Ihre Arbeit sei es dann, erklärt Fengler, „dieses strikte Entweder-oder zu relativieren. Wir sagen auf keinen Fall: Ihr dürft so nicht leben. Das ist Quatsch. Aber wir fragen: Bist du damit glücklich, wie du lebst? Möchtest du andere Optionen haben?“ Es gehe darum, zu vermitteln: Die eine Art zu leben ist nicht besser als die andere. Es geht um Toleranz, um Freiheit. Und um die Fähigkeit, sich diese Freiheit selbst nehmen zu können. Nur, wie macht man das, so ganz praktisch, wenn der Theorie-Workshop oder das „Mädchenparlament“, das einmal im Monat bei Mädea veranstaltet wird, zu Ende ist?
Sich abgrenzen können, „das ist wichtig“, sagt Tugba Scherfner. Die Mathelehrerin hat fünf Jahre lang an einer Sekundarschule in Kreuzberg gearbeitet, jetzt unterrichtet sie in einem Schulersatzprojekt Jugendliche, die von der regulären Schule nicht mehr erreicht werden. Scherfner sagt, sie werde von ihren Schülern vor dem Fastenmonat Ramadan manchmal neugierig gefragt, „weshalb ich nicht auch faste“.

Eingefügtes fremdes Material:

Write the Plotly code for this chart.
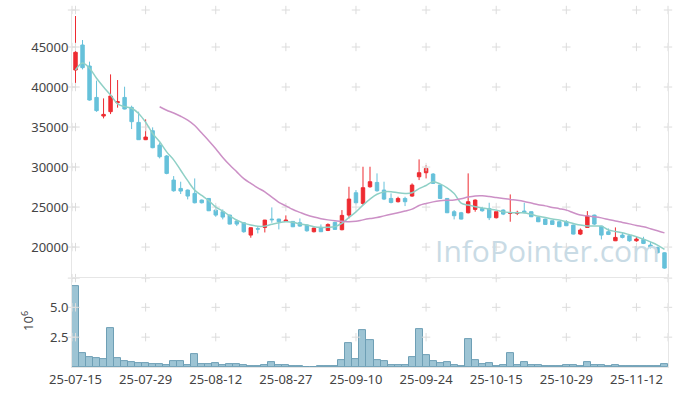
import plotly.graph_objects as go

dates = ["25-07-15","25-07-16","25-07-17","25-07-18","25-07-21","25-07-22","25-07-23","25-07-24","25-07-25","25-07-28",
         "25-07-29","25-07-30","25-07-31","25-08-01","25-08-04","25-08-05","25-08-06","25-08-07","25-08-08","25-08-11",
         "25-08-12","25-08-13","25-08-14","25-08-18","25-08-19","25-08-20","25-08-21","25-08-22","25-08-25","25-08-26",
         "25-08-27","25-08-28","25-08-29","25-09-01","25-09-02","25-09-03","25-09-04","25-09-05","25-09-08","25-09-09",
         "25-09-10","25-09-11","25-09-12","25-09-15","25-09-16","25-09-17","25-09-18","25-09-19","25-09-22","25-09-23",
         "25-09-24","25-09-25","25-09-26","25-09-29","25-09-30","25-10-01","25-10-02","25-10-10","25-10-13","25-10-14",
         "25-10-15","25-10-16","25-10-17","25-10-20","25-10-21","25-10-22","25-10-23","25-10-24","25-10-27","25-10-28",
         "25-10-29","25-10-30","25-10-31","25-11-03","25-11-04","25-11-05","25-11-06","25-11-07","25-11-10","25-11-11",
         "25-11-12","25-11-13","25-11-14","25-11-17","25-11-18"]

open_ = [42125,45250,42625,38700,36375,36920,38040,38700,37460,35580,
         33420,34540,32750,31380,28375,27330,27125,26710,25875,26080,
         24625,24420,24000,23250,23040,21500,22300,22460,23500,23500,
         23210,23210,23040,22750,21920,22420,22080,23080,22170,24000,
         26790,25460,27540,28080,27125,26080,25670,26080,26375,28790,
         29290,29125,27750,26080,24420,24290,24290,24710,24830,24830,
         23670,24625,24210,24210,24500,24420,23710,23500,23290,23170,
         23170,22750,21625,22460,24000,22625,21920,20790,21500,21420,
         20790,20960,20250,19960,19290]
high = [48875,45875,43170,40800,38580,41580,40875,40040,37670,36920,
        35960,34960,33040,31500,28875,28170,27200,28580,25950,26120,
        25250,24710,24050,23460,23080,22450,22625,23400,24960,23550,
        23960,23250,23580,22830,22420,22830,22960,23170,24625,27540,
        27125,30040,30040,29210,28170,26710,26290,26290,27960,30960,
        30250,29250,27800,26100,24625,24400,29210,25950,25040,25540,
        24450,24710,26580,24540,25540,24450,23750,23550,23330,23200,
        23375,22800,22330,24500,24050,22650,22330,22460,21790,21580,
        21290,21290,20670,20040,19350]
low = [40460,42200,38300,36900,36080,36620,37420,37200,34750,33380,
       33370,32350,31080,29100,26920,26630,25960,25460,25450,24500,
       23790,23460,22830,22625,21790,21170,21710,21830,23040,22210,
       23180,22500,22540,21920,21830,21900,22000,22200,22100,23580,
       25330,25250,27420,26920,25875,25460,25580,25125,26290,28375,
       28580,27900,26000,24250,23460,23450,24210,24420,24420,23375,
       23580,24000,23170,24000,24210,23750,23120,22800,22800,22500,
       22625,21580,21500,22450,22750,20960,21500,20750,21080,20670,
       20670,20375,19830,19200,17300]
close = [44340,42420,38375,37050,36580,38875,38170,37250,35670,33420,
         33750,32420,31290,29210,27040,27000,26375,25540,25540,24540,
         24000,23750,22875,22875,21920,22420,22250,23375,23420,23170,
         23375,22540,22625,22040,22375,21920,22830,22210,23960,26000,
         25540,27420,28170,27040,26000,25580,26080,25670,27750,29290,
         29830,27960,26080,24290,23920,23500,25670,25875,24540,23670,
         24420,24125,24290,24330,24290,23790,23170,22830,22830,22540,
         22670,21625,22125,23875,22875,21500,21580,21210,21210,20790,
         21000,20460,19960,19290,17375]

# 5-day and 20-day moving averages as drawn in the reference
ma5 = [42125,43000,42340,41090,40000,39000,37900,37550,37350,36700,
       35600,34200,33160,31900,30900,29600,28300,27120,26450,25800,
       25000,24500,23900,23350,23000,22750,22600,22620,22850,23050,
       23160,23100,22900,22750,22550,22470,22480,22560,22980,23700,
       24400,25250,26000,26600,26900,26920,26780,26710,26780,27300,
       27700,28150,27900,27400,26700,25500,25250,25050,24900,24750,
       24620,24400,24320,24290,24290,24100,23850,23700,23500,23380,
       23170,22950,22750,22650,22630,22620,22150,21950,21790,21550,
       21300,21000,20650,20250,19710]
ma20 = [None]*12 + [37540,37100,36750,36350,35875,35200,34250,33300,
        32300,31200,30250,29400,28550,27950,27400,26900,26250,25600,
        25150,24700,24340,24000,23750,23550,23400,23280,23220,23160,
        23220,23400,23560,23700,23900,24100,24300,24500,24750,25200,
        25450,25650,25780,25850,25900,26050,26250,26380,26400,26320,
        26200,26080,25960,25850,25700,25500,25300,25150,24960,24800,
        24620,24300,24000,23900,23790,23650,23450,23250,23080,22900,
        22700,22530,22300,22050,21780]

# volume in millions of shares
volume = [6.75,1.14,0.83,0.75,0.67,3.25,0.75,0.50,0.42,0.33,
          0.33,0.25,0.25,0.17,0.50,0.50,0.17,1.08,0.25,0.25,
          0.33,0.17,0.25,0.25,0.17,0.08,0.08,0.17,0.42,0.17,
          0.17,0.08,0.08,0.01,0.01,0.08,0.08,0.08,0.58,2.00,
          0.67,3.08,2.25,0.58,0.50,0.17,0.17,0.17,0.83,3.17,
          1.00,0.50,0.33,0.42,0.17,0.08,2.33,0.58,0.25,0.33,
          0.08,0.17,1.17,0.17,0.42,0.17,0.17,0.08,0.08,0.08,
          0.17,0.17,0.08,0.42,0.17,0.17,0.08,0.17,0.08,0.08,
          0.08,0.08,0.08,0.08,0.25]

price_ticks = [20000, 25000, 30000, 35000, 40000, 45000]
price_ticklabels = ["20000", "25000", "30000", "35000", "40000", "45000"]
vol_ticks = [2.5, 5.0]
vol_ticklabels = ["2.5", "5.0"]
tick_idx = [0, 10, 20, 30, 40, 50, 60, 70, 80]

idx = list(range(len(dates)))
x_range = [-0.5, len(dates) - 0.5]
price_range = [16125, 49625]
vol_range = [0, 7.45]

RED = "#ee2b31"
BLUE = "#66c1da"
GRID = "#dcdcdc"
AXIS = "#e6e6e6"

fig = go.Figure()

# cross grid markers
cx, cy = [], []
for xv in [x_range[0]] + tick_idx + [x_range[1]]:
    for yv in price_ticks + [price_range[1]]:
        cx.append(xv); cy.append(yv)
fig.add_trace(go.Scatter(x=cx, y=cy, mode="markers", hoverinfo="skip", showlegend=False,
                         cliponaxis=False,
                         marker=dict(symbol="cross-thin", size=6, line=dict(color=GRID, width=1)),
                         xaxis="x", yaxis="y"))
vx, vy = [], []
for xv in [x_range[0]] + tick_idx + [x_range[1]]:
    for yv in vol_ticks + [vol_range[1]]:
        vx.append(xv); vy.append(yv)
fig.add_trace(go.Scatter(x=vx, y=vy, mode="markers", hoverinfo="skip", showlegend=False,
                         cliponaxis=False,
                         marker=dict(symbol="cross-thin", size=6, line=dict(color=GRID, width=1)),
                         xaxis="x", yaxis="y2"))

fig.add_trace(go.Candlestick(
    x=idx, open=open_, high=high, low=low, close=close,
    increasing=dict(line=dict(color=RED, width=1), fillcolor=RED),
    decreasing=dict(line=dict(color=BLUE, width=1), fillcolor=BLUE),
    whiskerwidth=0, showlegend=False, xaxis="x", yaxis="y"))

fig.add_trace(go.Scatter(x=idx, y=ma5, mode="lines", line=dict(color="#8fd0c6", width=1.5, shape="spline"),
                         showlegend=False, xaxis="x", yaxis="y"))
fig.add_trace(go.Scatter(x=idx, y=ma20, mode="lines", line=dict(color="#cc90c6", width=1.5, shape="spline"),
                         showlegend=False, xaxis="x", yaxis="y"))

fig.add_trace(go.Bar(x=idx, y=volume, marker=dict(color="#9dc4d4", line=dict(color="#6e9fb5", width=1)),
                     showlegend=False, xaxis="x", yaxis="y2"))

font = dict(family="Noto Sans", size=13, color="#444444")

fig.update_layout(
    width=677, height=396,
    margin=dict(l=72, r=9, t=10, b=29),
    paper_bgcolor="white", plot_bgcolor="white",
    bargap=0,
    font=font,
    xaxis=dict(range=x_range, tickvals=tick_idx, ticktext=[dates[i] for i in tick_idx],
               showgrid=False, zeroline=False, showline=True, linecolor=AXIS, mirror=True,
               ticks="", rangeslider=dict(visible=False), anchor="y2", tickfont=font),
    yaxis=dict(domain=[0.249, 1], range=price_range, tickvals=price_ticks, ticktext=price_ticklabels,
               showgrid=False, zeroline=False, showline=True, linecolor=AXIS, mirror=True,
               ticks="", tickfont=font),
    yaxis2=dict(domain=[0, 0.249], range=vol_range, tickvals=vol_ticks, ticktext=vol_ticklabels,
                showgrid=False, zeroline=False, showline=True, linecolor=AXIS, mirror=True,
                ticks="", tickfont=font),
    annotations=[
        dict(text="10<sup>6</sup>", xref="paper", yref="paper", x=-0.075, y=0.13,
             showarrow=False, textangle=-90, font=font, xanchor="center", yanchor="middle"),
        dict(text="InfoPointer.com", xref="paper", yref="paper", x=0.99, y=0.262,
             xanchor="right", yanchor="bottom", showarrow=False,
             font=dict(family="Open Sans", size=30, color="#c9dbe5")),
    ],
)

fig.write_html("out.html", config={"displayModeBar": False},
               post_script="document.body.style.margin='0';document.body.style.overflow='hidden';")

Bei der Gelegenheit geht sie mit den Jugendlichen dann gerne durch, was man unter einer übergriffigen Frage verstehen könnte. Und sie sagt: „Ich begründe mein Nein zum Fasten nicht.“ Abgrenzung, sagt Scherfner, darum gehe es. Und das müssten Mädchen mitunter wirklich dringend lernen: Halt, Stopp, das ist meine Entscheidung, ich erkläre mich dazu jetzt nicht. Scherfner, die sich auch im Berliner Frauensprecherinnen-Rat der Bildungsgewerkschaft GEW engagiert, sagt, sie versuche, da ein Vorbild zu sein: „Abgrenzung ist eine ganz wichtige Voraussetzung für Emanzipation. Wenn ich mich immer erkläre, dann rechtfertige ich mich.“
Tatsächlich sind die Rollenbilder bei Jugendlichen oft genauso klassisch wie in der Generation zuvor, das legt auch die aktuelle Shell-Jugendstudie aus dem vorigen Jahr nahe, eine umfangreiche Datenerhebung unter den 12- bis 25-Jährigen, die alle fünf Jahre erscheint. Rund die Hälfte der jungen Menschen, heißt es dort, wünsche sich „nach wie vor eine eher traditionelle Aufteilung der Erwerbsarbeit mit dem Mann als Hauptverdiener“. Immerhin: Einen Vater in Teilzeit können sich mehr vorstellen als noch fünf Jahre zuvor.
Im Mädchentreff ist gleich Aufräumzeit. Mehr als 100 Jahre nach den ersten Frauenprotesten malen junge Frauen immer noch Nelken auf Pappschilder. Sie würde sich, sagt Lea, „aber gerne eine andere Welt vorstellen“.